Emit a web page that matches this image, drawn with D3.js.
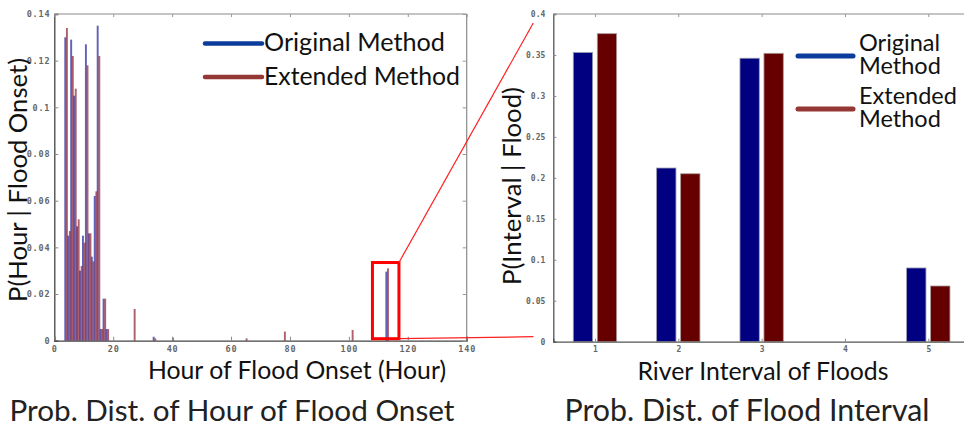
<!DOCTYPE html>
<html>
<head>
<meta charset="utf-8">
<script src="https://cdn.jsdelivr.net/npm/d3@7"></script>
<style>
  html, body { margin: 0; padding: 0; background: #fff; }
  svg { display: block; }
</style>
</head>
<body>
<svg id="chart" width="964" height="431"></svg>
<script>
// ---- Probability of flood onset by hour ----
const onsetHours    = [4, 5, 6, 7, 8, 9, 10, 11, 12, 13, 14, 15, 16, 17, 18, 27, 34, 40, 65, 78, 101, 113];
const onsetOriginal = [0.130, 0.045, 0.129, 0.105, 0.049, 0.030, 0.045, 0.127, 0.046, 0.036, 0.062, 0.135, 0.005, 0.018, 0.005, 0.000, 0.0017, 0.000, 0.000, 0.000, 0.000, 0.0296];
const onsetExtended = [0.134, 0.047, 0.122, 0.108, 0.052, 0.032, 0.042, 0.118, 0.046, 0.034, 0.064, 0.122, 0.005, 0.018, 0.005, 0.0136, 0.0010, 0.0013, 0.0010, 0.0039, 0.0046, 0.0310];
const onsetXTicks = [0, 20, 40, 60, 80, 100, 120, 140];
const onsetYTicks = [0, 0.02, 0.04, 0.06, 0.08, 0.1, 0.12, 0.14];
const zoomHours = [108, 117];
const zoomProb  = [0, 0.0335];

// ---- Probability of flood by river interval ----
const intervals         = [1, 2, 3, 4, 5];
const intervalOriginal  = [0.353, 0.212, 0.346, 0, 0.090];
const intervalExtended  = [0.376, 0.205, 0.352, 0, 0.068];
const intervalYTicks    = [0, 0.05, 0.1, 0.15, 0.2, 0.25, 0.3, 0.35, 0.4];

const seriesNames = ["Original Method", "Extended Method"];

const svg = d3.select("#chart");
const tickFont = "'DejaVu Sans Mono', monospace";
const textFont = "Lato, 'Open Sans', sans-serif";
const probFormat = d => d === 0 ? "0" : String(+d.toFixed(2));

// scale a text element so it spans the wanted width
function fitWidth(sel, width) {
  const node = sel.node();
  let size = parseFloat(sel.attr("font-size"));
  for (let i = 0; i < 3; i++) {
    const w = node.getComputedTextLength();
    size = size * width / w;
    sel.attr("font-size", size);
  }
  return sel;
}

// ================= Left panel =================
const L = { left: 54.3, right: 466.7, top: 14, bottom: 340.7 };
const xL = d3.scaleLinear().domain([0, 140]).range([L.left, L.right]);
const yL = d3.scaleLinear().domain([0, 0.14]).range([L.bottom, L.top]);

const gL = svg.append("g");

// frame top / right
gL.append("line").attr("x1", L.left).attr("x2", L.right).attr("y1", L.top).attr("y2", L.top)
  .attr("stroke", "#8a8a8a").attr("stroke-width", 1.2);
gL.append("line").attr("x1", L.right).attr("x2", L.right).attr("y1", L.top).attr("y2", L.bottom)
  .attr("stroke", "#8a8a8a").attr("stroke-width", 1.2);

// bars
const onsetData = onsetHours.map((h, i) => ({ h, o: onsetOriginal[i], e: onsetExtended[i] }));
gL.selectAll("rect.orig").data(onsetData.filter(d => d.o > 0)).join("rect")
  .attr("class", "orig")
  .attr("x", d => xL(d.h - 0.6)).attr("width", d => xL(d.h + 0.05) - xL(d.h - 0.6))
  .attr("y", d => yL(d.o)).attr("height", d => yL(0) - yL(d.o))
  .attr("fill", "#3a3aa6").attr("fill-opacity", 0.8);
gL.selectAll("rect.ext").data(onsetData.filter(d => d.e > 0)).join("rect")
  .attr("class", "ext")
  .attr("x", d => xL(d.h - 0.05)).attr("width", d => xL(d.h + 0.6) - xL(d.h - 0.05))
  .attr("y", d => yL(d.e)).attr("height", d => yL(0) - yL(d.e))
  .attr("fill", "#8c2434").attr("fill-opacity", 0.72);

// axes
const axL = gL.append("g").attr("transform", `translate(${L.left},0)`)
  .call(d3.axisLeft(yL).tickValues(onsetYTicks).tickSize(-4).tickPadding(4).tickFormat(probFormat));
const axB = gL.append("g").attr("transform", `translate(0,${L.bottom})`)
  .call(d3.axisBottom(xL).tickValues(onsetXTicks).tickSize(-4).tickPadding(5).tickFormat(d3.format("d")));
const axR = gL.append("g").attr("transform", `translate(${L.right},0)`)
  .call(d3.axisRight(yL).tickValues(onsetYTicks).tickSize(-4).tickFormat(""));
const axT = gL.append("g").attr("transform", `translate(0,${L.top})`)
  .call(d3.axisTop(xL).tickValues(onsetXTicks).tickSize(-3).tickFormat(""));
[axR, axT].forEach(a => { a.select(".domain").remove(); a.selectAll("line").attr("stroke", "#999"); });
[axL, axB].forEach(a => {
  a.select(".domain").attr("stroke", "#444").attr("stroke-width", 1.3);
  a.selectAll(".tick line").attr("stroke", "#888");
  a.selectAll("text").attr("font-family", tickFont).attr("font-size", 8.5)
    .attr("font-weight", "bold").attr("fill", "#666").attr("letter-spacing", 0.8);
});

// highlight box around the late onset bar
gL.append("rect")
  .attr("x", xL(zoomHours[0])).attr("y", yL(zoomProb[1]))
  .attr("width", xL(zoomHours[1]) - xL(zoomHours[0]))
  .attr("height", yL(zoomProb[0]) - yL(zoomProb[1]) - 2)
  .attr("fill", "none").attr("stroke", "#ff0000").attr("stroke-width", 3);

// legend
const legL = [{ name: seriesNames[0], color: "#0b3c9c", y: 43.5 }, { name: seriesNames[1], color: "#953735", y: 77 }];
legL.forEach((d, i) => {
  gL.append("line").attr("x1", 205).attr("x2", 262).attr("y1", d.y).attr("y2", d.y)
    .attr("stroke", d.color).attr("stroke-width", 4.5).attr("stroke-linecap", "round");
  const t = gL.append("text").attr("x", 264).attr("y", d.y + 7.5)
    .attr("font-family", textFont).attr("font-size", 22).attr("fill", "#111").text(d.name);
  fitWidth(t, i === 0 ? 181 : 196);
});

// axis titles
fitWidth(svg.append("text").attr("x", 297).attr("y", 379).attr("text-anchor", "middle")
  .attr("font-family", textFont).attr("font-size", 22).attr("fill", "#111")
  .text("Hour of Flood Onset (Hour)"), 298);
fitWidth(svg.append("text").attr("transform", "translate(27,180) rotate(-90)").attr("text-anchor", "middle")
  .attr("font-family", textFont).attr("font-size", 22).attr("fill", "#111")
  .text("P(Hour  | Flood Onset)"), 244);
fitWidth(svg.append("text").attr("x", 232).attr("y", 421).attr("text-anchor", "middle")
  .attr("font-family", textFont).attr("font-size", 26).attr("fill", "#222")
  .text("Prob. Dist. of Hour of Flood Onset"), 445);

// ================= Right panel =================
const R = { left: 553.3, top: 14, bottom: 341.7 };
const xR = d3.scaleLinear().domain([0.5, 5.5]).range([R.left, R.left + 5 * 83.33]);
const yR = d3.scaleLinear().domain([0, 0.4]).range([R.bottom, R.top]);
const gR = svg.append("g");

gR.append("line").attr("x1", R.left).attr("x2", 964).attr("y1", R.top).attr("y2", R.top)
  .attr("stroke", "#8a8a8a").attr("stroke-width", 1.2);

const barW = 0.232, gap = 0.028;
const intData = intervals.map((k, i) => ({ k, o: intervalOriginal[i], e: intervalExtended[i] }));
gR.selectAll("rect.orig").data(intData.filter(d => d.o > 0)).join("rect")
  .attr("class", "orig")
  .attr("x", d => xR(d.k - gap - barW)).attr("width", d => xR(d.k - gap) - xR(d.k - gap - barW))
  .attr("y", d => yR(d.o)).attr("height", d => yR(0) - yR(d.o))
  .attr("fill", "#000080").attr("stroke", "#9a9ab0").attr("stroke-width", 0.8);
gR.selectAll("rect.ext").data(intData.filter(d => d.e > 0)).join("rect")
  .attr("class", "ext")
  .attr("x", d => xR(d.k + gap)).attr("width", d => xR(d.k + gap + barW) - xR(d.k + gap))
  .attr("y", d => yR(d.e)).attr("height", d => yR(0) - yR(d.e))
  .attr("fill", "#660000").attr("stroke", "#a89a9a").attr("stroke-width", 0.8);

const axRL = gR.append("g").attr("transform", `translate(${R.left},0)`)
  .call(d3.axisLeft(yR).tickValues(intervalYTicks).tickSize(-3).tickPadding(8).tickFormat(probFormat));
const axRB = gR.append("g").attr("transform", `translate(0,${R.bottom})`)
  .call(d3.axisBottom(xR).tickValues(intervals).tickSize(-3).tickPadding(5).tickFormat(d3.format("d")));
const axRT = gR.append("g").attr("transform", `translate(0,${R.top})`)
  .call(d3.axisTop(xR).tickValues(intervals).tickSize(-3).tickFormat(""));
axRT.select(".domain").remove(); axRT.selectAll("line").attr("stroke", "#999");
[axRL, axRB].forEach(a => {
  a.select(".domain").attr("stroke", "#555").attr("stroke-width", 1.3);
  a.selectAll(".tick line").attr("stroke", "#888");
  a.selectAll("text").attr("font-family", tickFont).attr("font-size", 8)
    .attr("font-weight", "bold").attr("fill", "#666");
});

// connector lines from the highlight box to the right panel
svg.append("line")
  .attr("x1", xL(zoomHours[1])).attr("y1", yL(zoomProb[1]))
  .attr("x2", R.left - 20).attr("y2", yR(0.4) + 9)
  .attr("stroke", "#ff2020").attr("stroke-width", 1.2);
svg.append("line")
  .attr("x1", xL(zoomHours[1])).attr("y1", yL(0) - 2)
  .attr("x2", R.left - 20).attr("y2", yR(0) - 5)
  .attr("stroke", "#ff2020").attr("stroke-width", 1.2);

// legend: two-line labels as one text block each
const legR = [
  { words: ["Original", "Method"], color: "#0b3c9c", y: 56, ty: 50.7 },
  { words: ["Extended", "Method"], color: "#953735", y: 109, ty: 104 }
];
const legSize = 23.5, legLead = 23;
legR.forEach(d => {
  gR.append("line").attr("x1", 798).attr("x2", 853).attr("y1", d.y).attr("y2", d.y)
    .attr("stroke", d.color).attr("stroke-width", 5).attr("stroke-linecap", "round");
  const t = gR.append("text").attr("x", 859).attr("y", d.ty)
    .attr("font-family", textFont).attr("font-size", legSize).attr("fill", "#111");
  d.words.forEach((s, j) => {
    t.append("tspan").attr("x", 859).attr("dy", j === 0 ? 0 : legLead).text(s);
  });
});

fitWidth(svg.append("text").attr("x", 763).attr("y", 380).attr("text-anchor", "middle")
  .attr("font-family", textFont).attr("font-size", 22).attr("fill", "#111")
  .text("River Interval of Floods"), 251);
fitWidth(svg.append("text").attr("transform", "translate(521,186) rotate(-90)").attr("text-anchor", "middle")
  .attr("font-family", textFont).attr("font-size", 22).attr("fill", "#111")
  .text("P(Interval  | Flood)"), 198);
fitWidth(svg.append("text").attr("x", 747).attr("y", 421).attr("text-anchor", "middle")
  .attr("font-family", textFont).attr("font-size", 26).attr("fill", "#222")
  .text("Prob. Dist. of Flood Interval"), 365);
</script>
</body>
</html>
◇ ◇ ◇
Please quote the lines of the material, beginning with the first and ending with the one that contains "0.3, 0.35, 0.4];", exactly as written and without any pictures.

Emit a web page that matches this image, drawn with D3.js.
<!DOCTYPE html>
<html>
<head>
<meta charset="utf-8">
<script src="https://cdn.jsdelivr.net/npm/d3@7"></script>
<style>
  html, body { margin: 0; padding: 0; background: #fff; }
  svg { display: block; }
</style>
</head>
<body>
<svg id="chart" width="964" height="431"></svg>
<script>
// ---- Probability of flood onset by hour ----
const onsetHours    = [4, 5, 6, 7, 8, 9, 10, 11, 12, 13, 14, 15, 16, 17, 18, 27, 34, 40, 65, 78, 101, 113];
const onsetOriginal = [0.130, 0.045, 0.129, 0.105, 0.049, 0.030, 0.045, 0.127, 0.046, 0.036, 0.062, 0.135, 0.005, 0.018, 0.005, 0.000, 0.0017, 0.000, 0.000, 0.000, 0.000, 0.0296];
const onsetExtended = [0.134, 0.047, 0.122, 0.108, 0.052, 0.032, 0.042, 0.118, 0.046, 0.034, 0.064, 0.122, 0.005, 0.018, 0.005, 0.0136, 0.0010, 0.0013, 0.0010, 0.0039, 0.0046, 0.0310];
const onsetXTicks = [0, 20, 40, 60, 80, 100, 120, 140];
const onsetYTicks = [0, 0.02, 0.04, 0.06, 0.08, 0.1, 0.12, 0.14];
const zoomHours = [108, 117];
const zoomProb  = [0, 0.0335];

// ---- Probability of flood by river interval ----
const intervals         = [1, 2, 3, 4, 5];
const intervalOriginal  = [0.353, 0.212, 0.346, 0, 0.090];
const intervalExtended  = [0.376, 0.205, 0.352, 0, 0.068];
const intervalYTicks    = [0, 0.05, 0.1, 0.15, 0.2, 0.25, 0.3, 0.35, 0.4];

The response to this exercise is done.